Task description: Write out the data below exactly as given, without any of its pictures.

· · · · · · ·

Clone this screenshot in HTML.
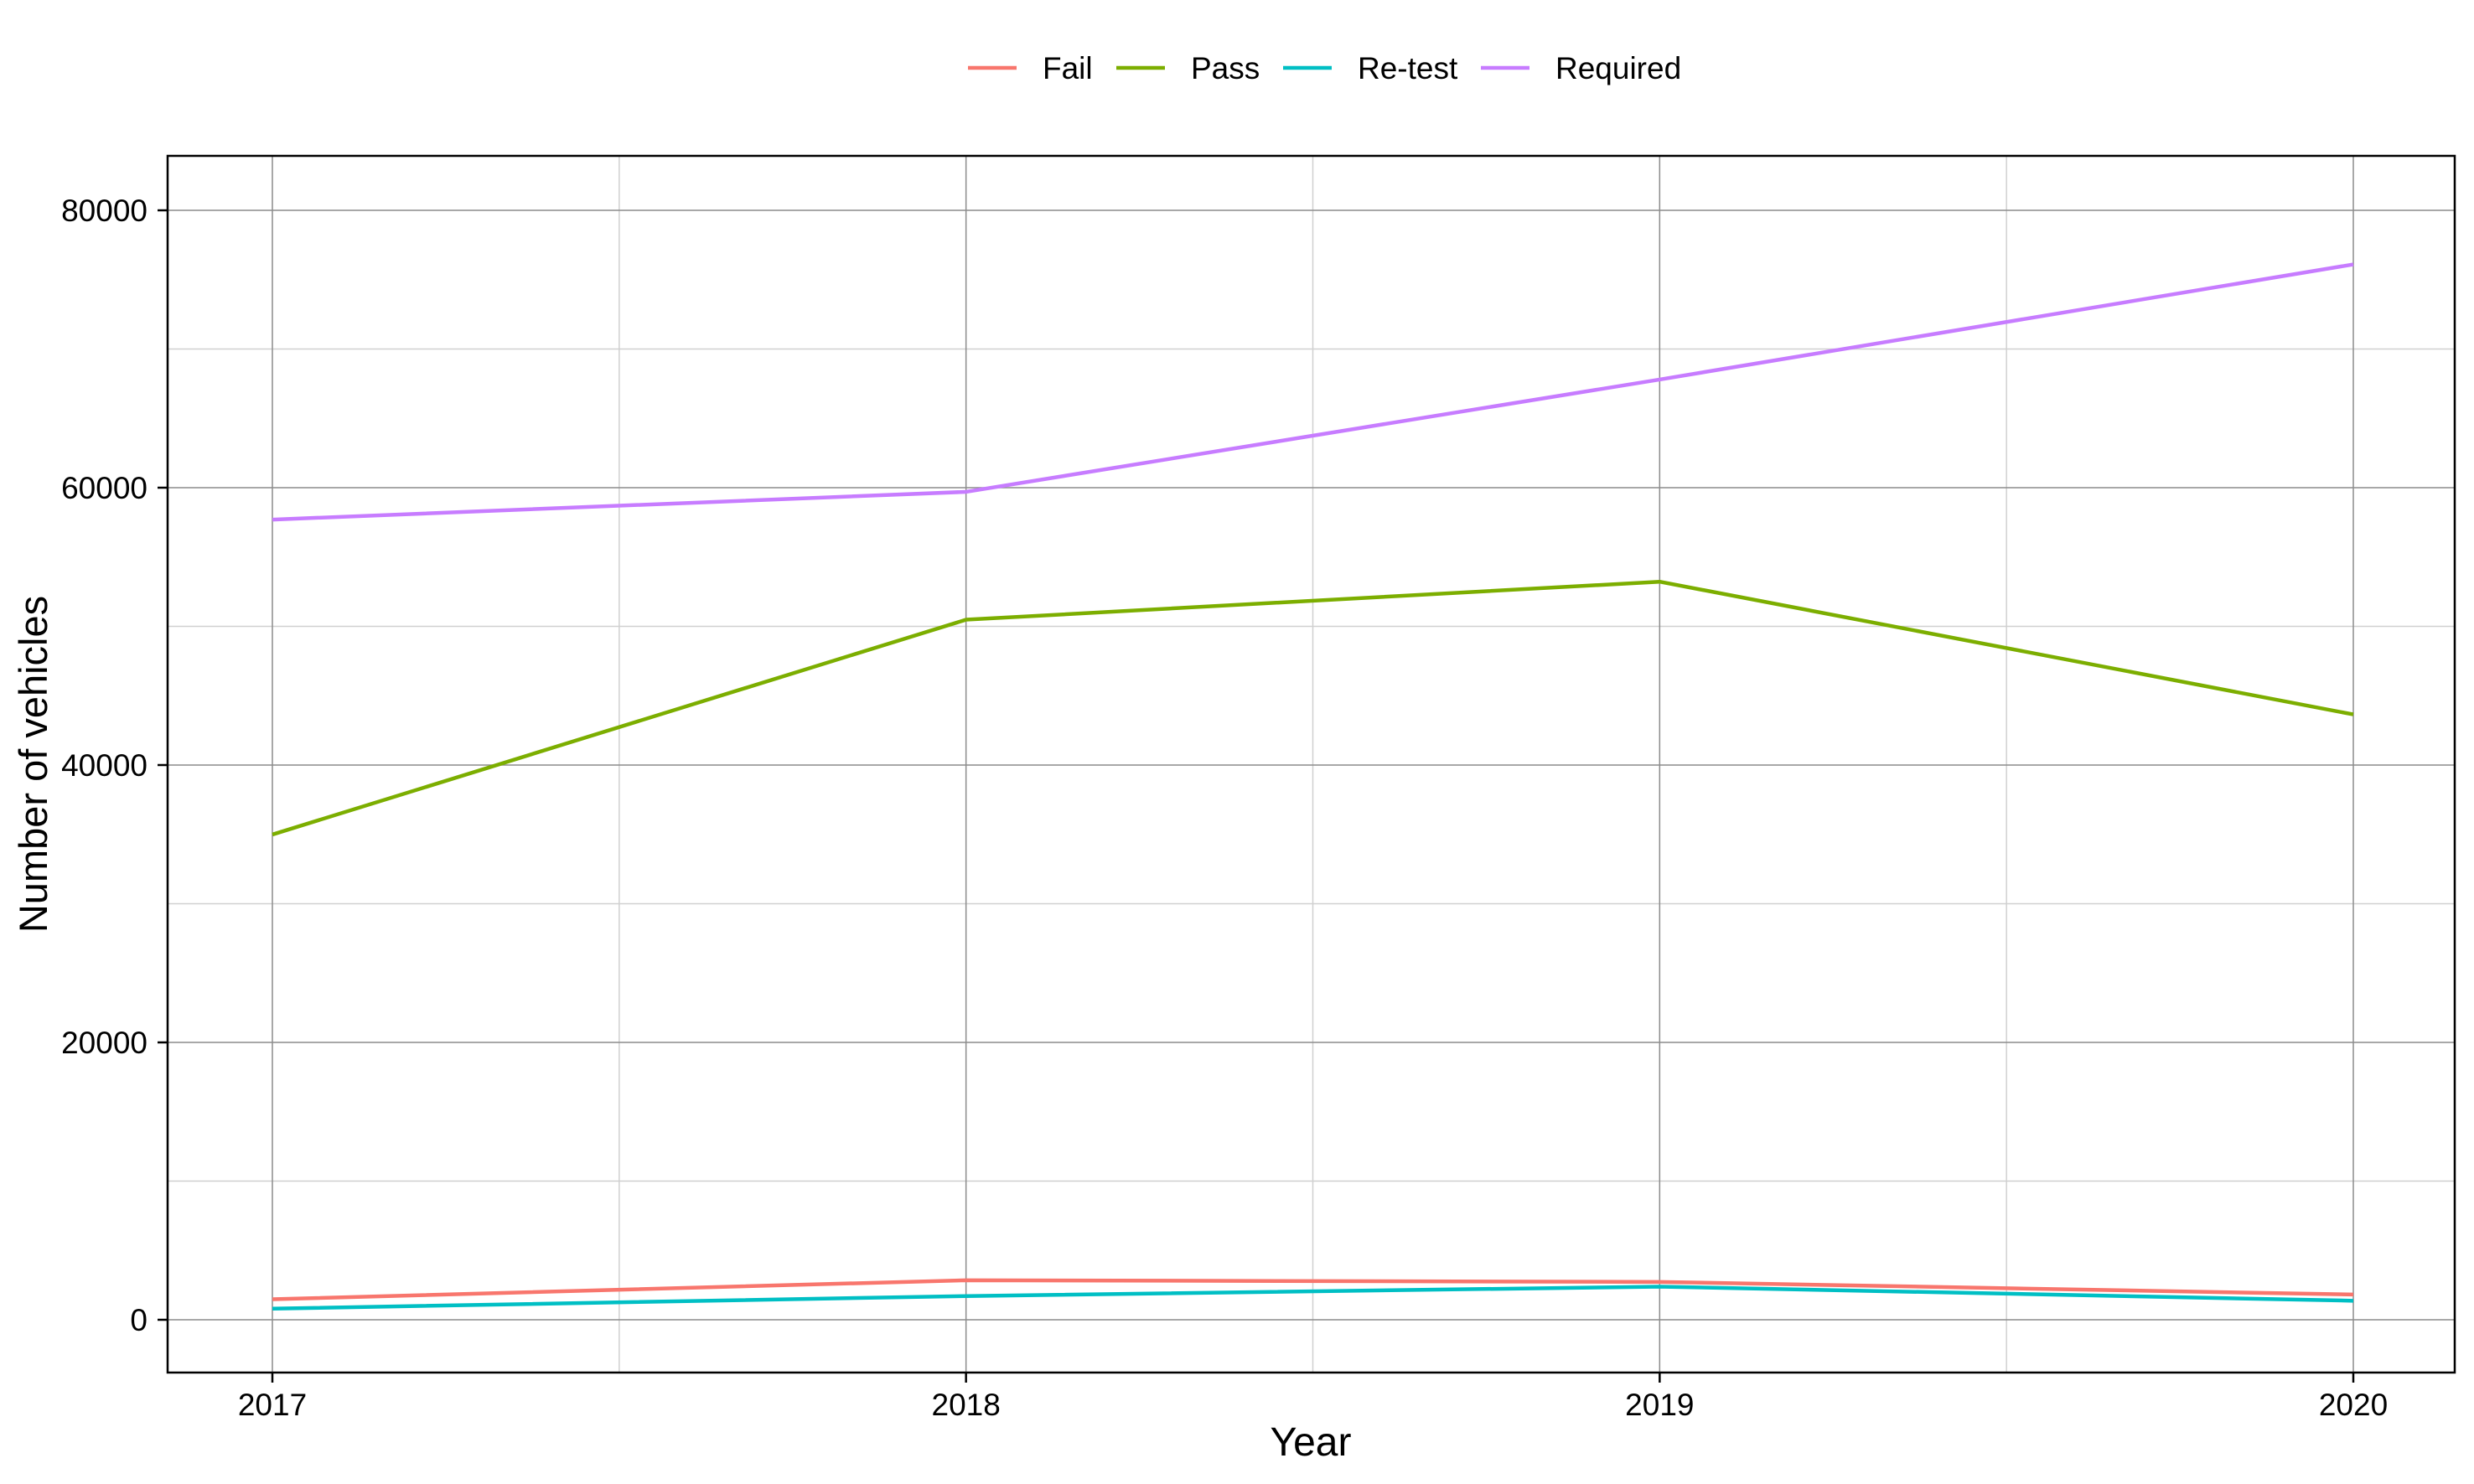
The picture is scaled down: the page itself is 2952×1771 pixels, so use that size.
<!DOCTYPE html>
<html><head><meta charset="utf-8"><style>
html,body{margin:0;padding:0;background:#fff;}
svg{display:block;font-family:"Liberation Sans",Arial,sans-serif;}
</style></head><body>
<svg id="chart" width="2952" height="1771" viewBox="0 0 2952 1771">
<g id="grid"></g>
<g id="series"></g>
<rect x="200" y="186" width="2729" height="1452" fill="none" stroke="#000" stroke-width="2.5"/>
<g id="axes"></g>
<text x="1564" y="1737" font-size="48" text-anchor="middle">Year</text>
<text transform="translate(56,912) rotate(-90)" font-size="47" text-anchor="middle">Number of vehicles</text>
<g id="legend"></g>
</svg>
<script>
const years = [2017, 2018, 2019, 2020];
const seriesNames = ["Fail", "Pass", "Re-test", "Required"];
const failVals = [1480, 2850, 2730, 1820];
const passVals = [34990, 50480, 53220, 43650];
const retestVals = [800, 1710, 2390, 1370];
const requiredVals = [57700, 59700, 67800, 76100];
const yTicks = [0, 20000, 40000, 60000, 80000];
const yMinor = [10000, 30000, 50000, 70000];
const xMinor = [2017.5, 2018.5, 2019.5];
const colors = ["#F8766D", "#7CAE00", "#00BFC4", "#C77CFF"];
const allVals = [failVals, passVals, retestVals, requiredVals];

const NS = "http://www.w3.org/2000/svg";
const X0 = 325, X1 = 2808, Y0 = 1575, Y80 = 251;
function xs(v){ return X0 + (v - years[0]) / (years[years.length-1] - years[0]) * (X1 - X0); }
function ys(v){ return Y0 - v / 80000 * (Y0 - Y80); }
function mk(tag, attrs, parent){
  const e = document.createElementNS(NS, tag);
  for (const k in attrs) e.setAttribute(k, attrs[k]);
  parent.appendChild(e); return e;
}
const grid = document.getElementById("grid");
const axes = document.getElementById("axes");
yMinor.forEach(v => {
  const l = mk("line", {x1:200, x2:2929, y1:ys(v), y2:ys(v), stroke:"#d0d0d0", "stroke-width":1.5}, grid);
  
  
});
xMinor.forEach(v => {
  const l = mk("line", {x1:xs(v), x2:xs(v), y1:186, y2:1638, stroke:"#d0d0d0", "stroke-width":1.5}, grid);
  
  
});
yTicks.forEach(v => {
  const l = mk("line", {x1:200, x2:2929, y1:ys(v), y2:ys(v), stroke:"#8c8c8c", "stroke-width":1.5}, grid);
  
  
  const t = mk("line", {x1:188, x2:200, y1:ys(v), y2:ys(v), stroke:"#000", "stroke-width":2.5}, axes);
  
  
  const tx = mk("text", {x:176, y:ys(v)+13, "font-size":37, "text-anchor":"end"}, axes);
  tx.textContent = v;
  
  
});
years.forEach(v => {
  const l = mk("line", {x1:xs(v), x2:xs(v), y1:186, y2:1638, stroke:"#8c8c8c", "stroke-width":1.5}, grid);
  
  
  const t = mk("line", {x1:xs(v), x2:xs(v), y1:1638, y2:1650, stroke:"#000", "stroke-width":2.5}, axes);
  
  
  const tx = mk("text", {x:xs(v), y:1689, "font-size":37, "text-anchor":"middle"}, axes);
  tx.textContent = v;
  
  
});
const sg = document.getElementById("series");
allVals.forEach((vals, i) => {
  const pts = vals.map((v, j) => xs(years[j]) + "," + ys(v)).join(" ");
  const p = mk("polyline", {points:pts, fill:"none", stroke:colors[i], "stroke-width":4.5, "stroke-linejoin":"round"}, sg);
  
  
});
const lg = document.getElementById("legend");
const lx = [1155, 1332, 1531, 1767];
seriesNames.forEach((n, i) => {
  const g = mk("g", {}, lg);
  
  
  mk("line", {x1:lx[i], x2:lx[i]+58, y1:81, y2:81, stroke:colors[i], "stroke-width":4.5}, g);
  const t = mk("text", {x:lx[i]+89, y:94, "font-size":37}, g);
  t.textContent = n;
});
</script>
</body></html>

· · · · · · ·

Result:
Clone this screenshot in HTML.
The picture is scaled down: the page itself is 2952×1771 pixels, so use that size.
<!DOCTYPE html>
<html><head><meta charset="utf-8"><style>
html,body{margin:0;padding:0;background:#fff;}
svg{display:block;font-family:"Liberation Sans",Arial,sans-serif;}
</style></head><body>
<svg id="chart" width="2952" height="1771" viewBox="0 0 2952 1771">
<g id="grid"></g>
<g id="series"></g>
<rect x="200" y="186" width="2729" height="1452" fill="none" stroke="#000" stroke-width="2.5"/>
<g id="axes"></g>
<text x="1564" y="1737" font-size="48" text-anchor="middle">Year</text>
<text transform="translate(56,912) rotate(-90)" font-size="47" text-anchor="middle">Number of vehicles</text>
<g id="legend"></g>
</svg>
<script>
const years = [2017, 2018, 2019, 2020];
const seriesNames = ["Fail", "Pass", "Re-test", "Required"];
const failVals = [1480, 2850, 2730, 1820];
const passVals = [34990, 50480, 53220, 43650];
const retestVals = [800, 1710, 2390, 1370];
const requiredVals = [57700, 59700, 67800, 76100];
const yTicks = [0, 20000, 40000, 60000, 80000];
const yMinor = [10000, 30000, 50000, 70000];
const xMinor = [2017.5, 2018.5, 2019.5];
const colors = ["#F8766D", "#7CAE00", "#00BFC4", "#C77CFF"];
const allVals = [failVals, passVals, retestVals, requiredVals];

const NS = "http://www.w3.org/2000/svg";
const X0 = 325, X1 = 2808, Y0 = 1575, Y80 = 251;
function xs(v){ return X0 + (v - years[0]) / (years[years.length-1] - years[0]) * (X1 - X0); }
function ys(v){ return Y0 - v / 80000 * (Y0 - Y80); }
function mk(tag, attrs, parent){
  const e = document.createElementNS(NS, tag);
  for (const k in attrs) e.setAttribute(k, attrs[k]);
  parent.appendChild(e); return e;
}
const grid = document.getElementById("grid");
const axes = document.getElementById("axes");
yMinor.forEach(v => {
  const l = mk("line", {x1:200, x2:2929, y1:ys(v), y2:ys(v), stroke:"#d0d0d0", "stroke-width":1.5}, grid);
  
  
});
xMinor.forEach(v => {
  const l = mk("line", {x1:xs(v), x2:xs(v), y1:186, y2:1638, stroke:"#d0d0d0", "stroke-width":1.5}, grid);
  
  
});
yTicks.forEach(v => {
  const l = mk("line", {x1:200, x2:2929, y1:ys(v), y2:ys(v), stroke:"#8c8c8c", "stroke-width":1.5}, grid);
  
  
  const t = mk("line", {x1:188, x2:200, y1:ys(v), y2:ys(v), stroke:"#000", "stroke-width":2.5}, axes);
  
  
  const tx = mk("text", {x:176, y:ys(v)+13, "font-size":37, "text-anchor":"end"}, axes);
  tx.textContent = v;
  
  
});
years.forEach(v => {
  const l = mk("line", {x1:xs(v), x2:xs(v), y1:186, y2:1638, stroke:"#8c8c8c", "stroke-width":1.5}, grid);
  
  
  const t = mk("line", {x1:xs(v), x2:xs(v), y1:1638, y2:1650, stroke:"#000", "stroke-width":2.5}, axes);
  
  
  const tx = mk("text", {x:xs(v), y:1689, "font-size":37, "text-anchor":"middle"}, axes);
  tx.textContent = v;
  
  
});
const sg = document.getElementById("series");
allVals.forEach((vals, i) => {
  const pts = vals.map((v, j) => xs(years[j]) + "," + ys(v)).join(" ");
  const p = mk("polyline", {points:pts, fill:"none", stroke:colors[i], "stroke-width":4.5, "stroke-linejoin":"round"}, sg);
  
  
});
const lg = document.getElementById("legend");
const lx = [1155, 1332, 1531, 1767];
seriesNames.forEach((n, i) => {
  const g = mk("g", {}, lg);
  
  
  mk("line", {x1:lx[i], x2:lx[i]+58, y1:81, y2:81, stroke:colors[i], "stroke-width":4.5}, g);
  const t = mk("text", {x:lx[i]+89, y:94, "font-size":37}, g);
  t.textContent = n;
});
</script>
</body></html>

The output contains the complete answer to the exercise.